◆ **Task to complete**:
Each line containing the word "this" must be reported.
● ● ●
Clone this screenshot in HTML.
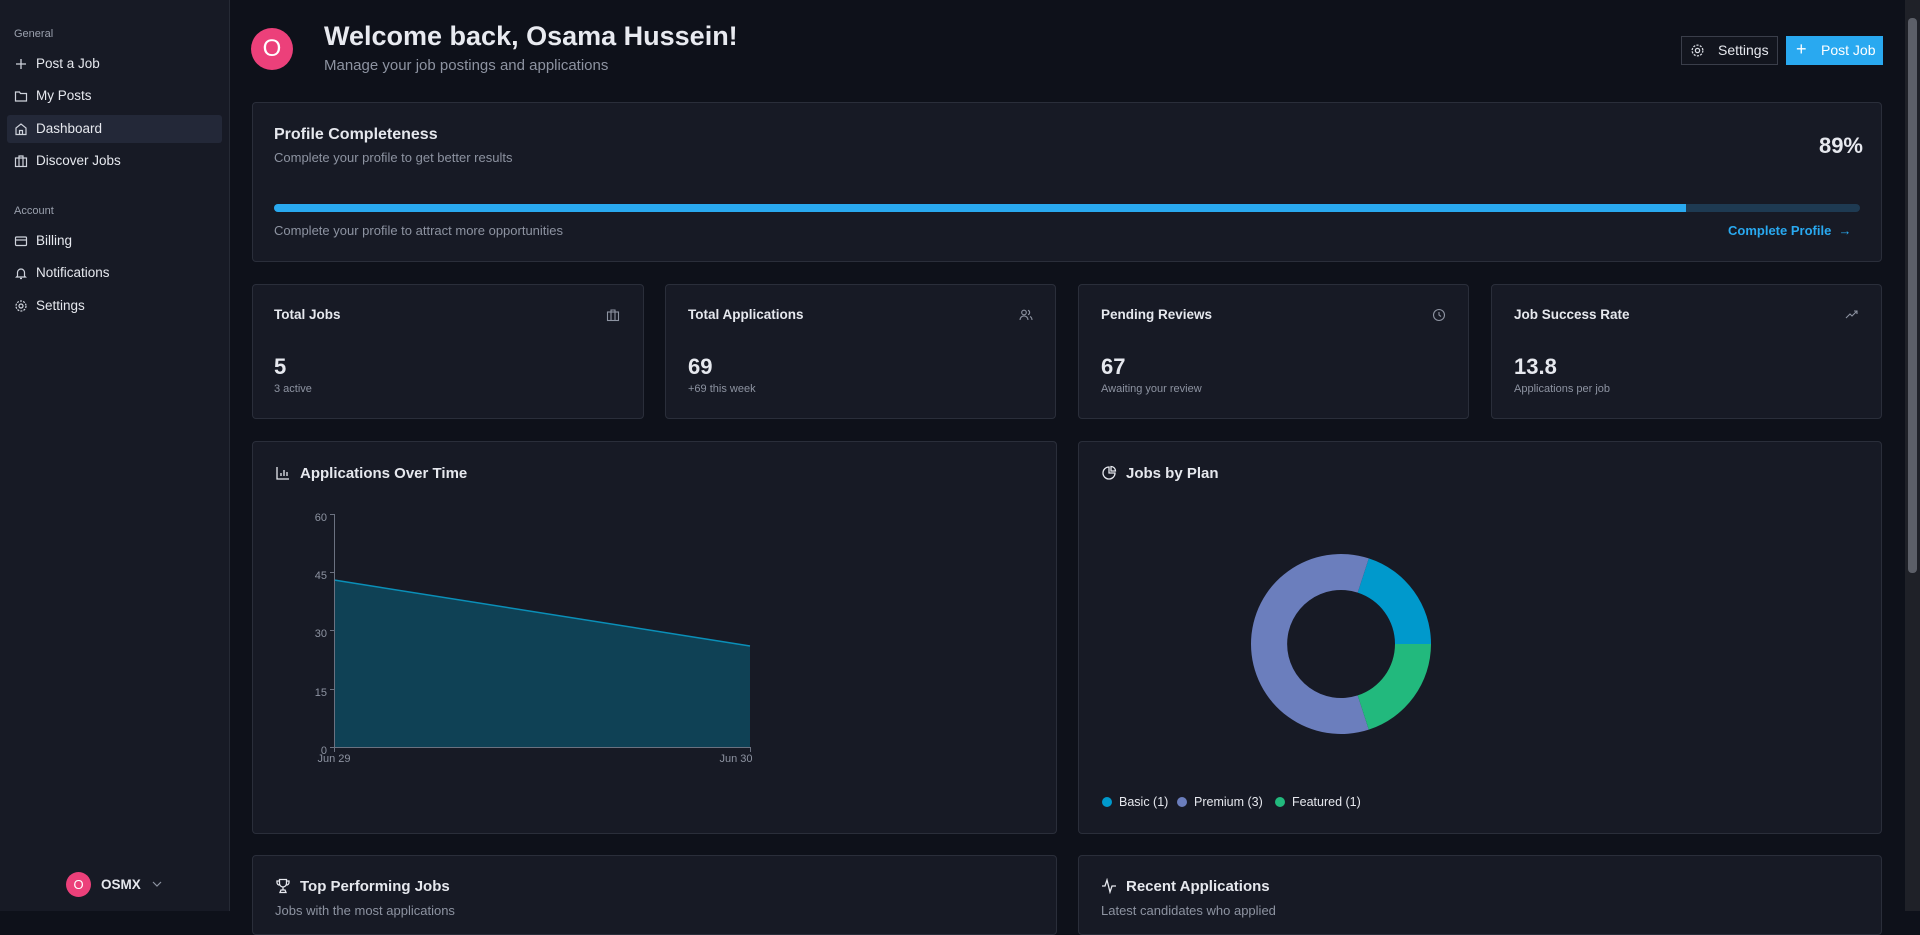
<!DOCTYPE html>
<html><head><meta charset="utf-8">
<style>
*{margin:0;padding:0;box-sizing:border-box}
body{width:1920px;height:911px;overflow:hidden;background:#0e111a;font-family:"Liberation Sans",sans-serif;color:#e6e8ee;position:relative}
.abs{position:absolute}
.sb{left:0;top:0;width:230px;height:911px;background:#171a25;border-right:1px solid #262a35}
.lab{font-size:11px;color:#9aa0ad}
.it{font-size:13.5px;color:#e6e8ee;left:36px}
.card{background:#171a25;border:1px solid #2a2e3a;border-radius:4px}
.t13{font-size:13.5px;font-weight:bold;color:#e6e8ee}
.g{color:#8d93a1}
</style></head><body>
<div class="abs sb"></div>
<div class="abs lab" style="left:14px;top:28px">General</div>
<div class="abs" style="left:7px;top:115px;width:215px;height:28px;background:#232838;border-radius:3px"></div>
<svg class="abs" style="left:14px;top:57px" width="14" height="14" viewBox="0 0 14 14" fill="none" stroke="#cfd3dc" stroke-width="1.3"><path d="M7 2v10M2 7h10"/></svg>
<div class="abs it" style="top:56px">Post a Job</div>
<svg class="abs" style="left:14px;top:89px" width="14" height="14" viewBox="0 0 14 14" fill="none" stroke="#cfd3dc" stroke-width="1.2"><path d="M1.5 3h4l1 1.5h6v7.5h-11z"/></svg>
<div class="abs it" style="top:88px">My Posts</div>
<svg class="abs" style="left:14px;top:122px" width="14" height="14" viewBox="0 0 14 14" fill="none" stroke="#cfd3dc" stroke-width="1.2"><path d="M2 6l5-4 5 4v6.5H2z M5.5 12.5v-4h3v4"/></svg>
<div class="abs it" style="top:121px">Dashboard</div>
<svg class="abs" style="left:14px;top:154px" width="14" height="14" viewBox="0 0 14 14" fill="none" stroke="#cfd3dc" stroke-width="1.2"><rect x="1.5" y="4" width="11" height="8.5"/><path d="M5 4V2h4v2M5 4v8.5M9 4v8.5"/></svg>
<div class="abs it" style="top:153px">Discover Jobs</div>
<div class="abs lab" style="left:14px;top:205px">Account</div>
<svg class="abs" style="left:14px;top:234px" width="14" height="14" viewBox="0 0 14 14" fill="none" stroke="#cfd3dc" stroke-width="1.2"><rect x="1.5" y="3" width="11" height="8.5" rx="1"/><path d="M1.5 6h11"/></svg>
<div class="abs it" style="top:233px">Billing</div>
<svg class="abs" style="left:14px;top:266px" width="14" height="14" viewBox="0 0 14 14" fill="none" stroke="#cfd3dc" stroke-width="1.2"><path d="M3.5 10V6.5a3.5 3.5 0 017 0V10l1 1h-9z M6 12.5h2"/></svg>
<div class="abs it" style="top:265px">Notifications</div>
<svg class="abs" style="left:14px;top:299px" width="14" height="14" viewBox="0 0 14 14" fill="none" stroke="#cfd3dc" stroke-width="1.2"><circle cx="7" cy="7" r="2"/><circle cx="7" cy="7" r="5" stroke-dasharray="2 1.2"/></svg>
<div class="abs it" style="top:298px">Settings</div>
<div class="abs" style="left:66px;top:872px;width:25px;height:25px;border-radius:50%;background:#ec407a;color:#fff;font-size:13px;text-align:center;line-height:25px">O</div>
<div class="abs" style="left:101px;top:877px;font-size:13.5px;font-weight:bold">OSMX</div>
<svg class="abs" style="left:152px;top:880px" width="10" height="8" viewBox="0 0 10 8" fill="none" stroke="#8d93a1" stroke-width="1.2"><path d="M1 2l4 4 4-4"/></svg>

<div class="abs" style="left:251px;top:28px;width:42px;height:42px;border-radius:50%;background:#ec407a;color:#fff;font-size:24px;text-align:center;line-height:42px;font-weight:normal">O</div>
<div class="abs" style="left:324px;top:21px;font-size:27px;font-weight:bold;color:#e8eaf0">Welcome back, Osama Hussein!</div>
<div class="abs g" style="left:324px;top:57px;font-size:15px">Manage your job postings and applications</div>
<div class="abs" style="left:1681px;top:36px;width:97px;height:29px;border:1px solid #3a3e4a;background:#12151e"></div>
<svg class="abs" style="left:1690px;top:43px" width="15" height="15" viewBox="0 0 14 14" fill="none" stroke="#d6d9e0" stroke-width="1.2"><circle cx="7" cy="7" r="2"/><circle cx="7" cy="7" r="5" stroke-dasharray="2 1.2"/></svg>
<div class="abs" style="left:1718px;top:42px;font-size:14px;color:#e6e8ee">Settings</div>
<div class="abs" style="left:1786px;top:36px;width:97px;height:29px;background:#29a9f0"></div>
<div class="abs" style="left:1796px;top:39px;font-size:18px;color:#fff">+</div>
<div class="abs" style="left:1821px;top:42px;font-size:14px;color:#fff">Post Job</div>

<div class="abs card" style="left:252px;top:102px;width:1630px;height:160px"></div>
<div class="abs" style="left:274px;top:126px;font-size:16px;font-weight:bold">Profile Completeness</div>
<div class="abs g" style="left:274px;top:150px;font-size:13px">Complete your profile to get better results</div>
<div class="abs" style="left:1813px;top:133px;font-size:22px;font-weight:bold;width:50px;text-align:right">89%</div>
<div class="abs" style="left:274px;top:204px;width:1586px;height:8px;background:#1e3a52;border-radius:4px"></div>
<div class="abs" style="left:274px;top:204px;width:1412px;height:8px;background:#29a9f0;border-radius:4px 0 0 4px"></div>
<div class="abs g" style="left:274px;top:223px;font-size:13px">Complete your profile to attract more opportunities</div>
<div class="abs" style="left:1728px;top:223px;font-size:13px;color:#29a9f0;font-weight:bold">Complete Profile &nbsp;→</div>

<div class="abs card" style="left:252px;top:284px;width:392px;height:135px"></div>
<div class="abs card" style="left:665px;top:284px;width:391px;height:135px"></div>
<div class="abs card" style="left:1078px;top:284px;width:391px;height:135px"></div>
<div class="abs card" style="left:1491px;top:284px;width:391px;height:135px"></div>
<div class="abs t13" style="left:274px;top:307px">Total Jobs</div>
<div class="abs t13" style="left:688px;top:307px">Total Applications</div>
<div class="abs t13" style="left:1101px;top:307px">Pending Reviews</div>
<div class="abs t13" style="left:1514px;top:307px">Job Success Rate</div>
<svg class="abs" style="left:606px;top:308px" width="14" height="14" viewBox="0 0 14 14" fill="none" stroke="#8d93a1" stroke-width="1.1"><rect x="1.5" y="4" width="11" height="8.5"/><path d="M5 4V2h4v2M5 4v8.5M9 4v8.5"/></svg>
<svg class="abs" style="left:1019px;top:308px" width="14" height="14" viewBox="0 0 14 14" fill="none" stroke="#8d93a1" stroke-width="1.1"><circle cx="5" cy="4.5" r="2.3"/><path d="M1 12c0-2.5 1.8-4 4-4s4 1.5 4 4"/><path d="M9 2.3a2.3 2.3 0 010 4.4M11 8.5c1.2.6 2 1.8 2 3.5"/></svg>
<svg class="abs" style="left:1432px;top:308px" width="14" height="14" viewBox="0 0 14 14" fill="none" stroke="#8d93a1" stroke-width="1.1"><circle cx="7" cy="7" r="5.5"/><path d="M7 4v3l2 1.5"/></svg>
<svg class="abs" style="left:1845px;top:308px" width="14" height="14" viewBox="0 0 14 14" fill="none" stroke="#8d93a1" stroke-width="1.1"><path d="M1 10l4-4 2 2 5-5M9 3h3v3"/></svg>
<div class="abs" style="left:274px;top:354px;font-size:22px;font-weight:bold">5</div>
<div class="abs" style="left:688px;top:354px;font-size:22px;font-weight:bold">69</div>
<div class="abs" style="left:1101px;top:354px;font-size:22px;font-weight:bold">67</div>
<div class="abs" style="left:1514px;top:354px;font-size:22px;font-weight:bold">13.8</div>
<div class="abs g" style="left:274px;top:383px;font-size:11px">3 active</div>
<div class="abs g" style="left:688px;top:383px;font-size:11px">+69 this week</div>
<div class="abs g" style="left:1101px;top:383px;font-size:11px">Awaiting your review</div>
<div class="abs g" style="left:1514px;top:383px;font-size:11px">Applications per job</div>

<div class="abs card" style="left:252px;top:441px;width:805px;height:393px"></div>
<div class="abs card" style="left:1078px;top:441px;width:804px;height:393px"></div>
<svg class="abs" style="left:275px;top:465px" width="16" height="16" viewBox="0 0 16 16" fill="none" stroke="#e6e8ee" stroke-width="1.3"><path d="M2 2v12h12M6 11V8M9 11V5M12 11V7"/></svg>
<div class="abs" style="left:300px;top:465px;font-size:15px;font-weight:bold">Applications Over Time</div>
<svg class="abs" style="left:1101px;top:465px" width="16" height="16" viewBox="0 0 16 16" fill="none" stroke="#e6e8ee" stroke-width="1.3"><path d="M8 2a6 6 0 106 6H8z"/><path d="M10 1.5a4.5 4.5 0 014.5 4.5H10z"/></svg>
<div class="abs" style="left:1126px;top:465px;font-size:15px;font-weight:bold">Jobs by Plan</div>

<svg class="abs" style="left:0;top:0" width="1920" height="911">
<polygon points="334,580 750,646 750,747 334,747" fill="#0f4155"/>
<line x1="334" y1="580" x2="750" y2="646" stroke="#0a8fb8" stroke-width="1.5"/>
<g stroke="#6b7180" stroke-width="1">
<line x1="334.5" y1="514" x2="334.5" y2="747"/><line x1="334" y1="747.5" x2="750" y2="747.5"/>
<line x1="330" y1="514.5" x2="334" y2="514.5"/><line x1="330" y1="572.5" x2="334" y2="572.5"/><line x1="330" y1="630.5" x2="334" y2="630.5"/><line x1="330" y1="689.5" x2="334" y2="689.5"/><line x1="330" y1="747.5" x2="334" y2="747.5"/>
<line x1="334.5" y1="747" x2="334.5" y2="752"/><line x1="750.5" y1="747" x2="750.5" y2="752"/>
</g>
<g font-family="Liberation Sans" font-size="11" fill="#8d93a1" text-anchor="end">
<text x="327" y="521">60</text><text x="327" y="579">45</text><text x="327" y="637">30</text><text x="327" y="696">15</text><text x="327" y="754">0</text>
</g>
<g font-family="Liberation Sans" font-size="11" fill="#8d93a1" text-anchor="middle"><text x="334" y="762">Jun 29</text><text x="736" y="762">Jun 30</text></g>
<path d="M1431,644 A90,90 0 0 0 1368.8,558.4 L1357.7,592.6 A54,54 0 0 1 1395,644 Z" fill="#0099cc"/>
<path d="M1368.8,558.4 A90,90 0 1 0 1368.8,729.6 L1357.7,695.4 A54,54 0 1 1 1357.7,592.6 Z" fill="#6b7ebd"/>
<path d="M1368.8,729.6 A90,90 0 0 0 1431,644 L1395,644 A54,54 0 0 1 1357.7,695.4 Z" fill="#22b97d"/>
<circle cx="1107" cy="802" r="5" fill="#0099cc"/><circle cx="1182" cy="802" r="5" fill="#6b7ebd"/><circle cx="1280" cy="802" r="5" fill="#22b97d"/>
<g font-family="Liberation Sans" font-size="12.5" fill="#e6e8ee"><text x="1119" y="806">Basic (1)</text><text x="1194" y="806">Premium (3)</text><text x="1292" y="806">Featured (1)</text></g>
</svg>

<div class="abs card" style="left:252px;top:855px;width:805px;height:80px"></div>
<div class="abs card" style="left:1078px;top:855px;width:804px;height:80px"></div>
<svg class="abs" style="left:275px;top:878px" width="16" height="16" viewBox="0 0 16 16" fill="none" stroke="#e6e8ee" stroke-width="1.3"><path d="M4.5 1.5h7v4a3.5 3.5 0 01-7 0z M4.5 3H2v1.5a2.5 2.5 0 002.5 2.5M11.5 3H14v1.5a2.5 2.5 0 01-2.5 2.5M8 9v3M5 14.5h6l-1-2.5H6z"/></svg>
<div class="abs" style="left:300px;top:878px;font-size:15px;font-weight:bold">Top Performing Jobs</div>
<div class="abs g" style="left:275px;top:903px;font-size:13px">Jobs with the most applications</div>
<svg class="abs" style="left:1101px;top:878px" width="16" height="16" viewBox="0 0 16 16" fill="none" stroke="#e6e8ee" stroke-width="1.3"><path d="M1 8h3l2-6 3 12 2-6h4"/></svg>
<div class="abs" style="left:1126px;top:878px;font-size:15px;font-weight:bold">Recent Applications</div>
<div class="abs g" style="left:1101px;top:903px;font-size:13px">Latest candidates who applied</div>

<div class="abs" style="left:1905px;top:0;width:15px;height:911px;background:#1f2128"></div>
<div class="abs" style="left:1908px;top:18px;width:9px;height:555px;background:#5c5f68;border-radius:4px"></div>
</body></html>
● ● ●
◆ **Final answer**:
Clone this screenshot in HTML.
<div class="abs g" style="left:688px;top:383px;font-size:11px">+69 this week</div>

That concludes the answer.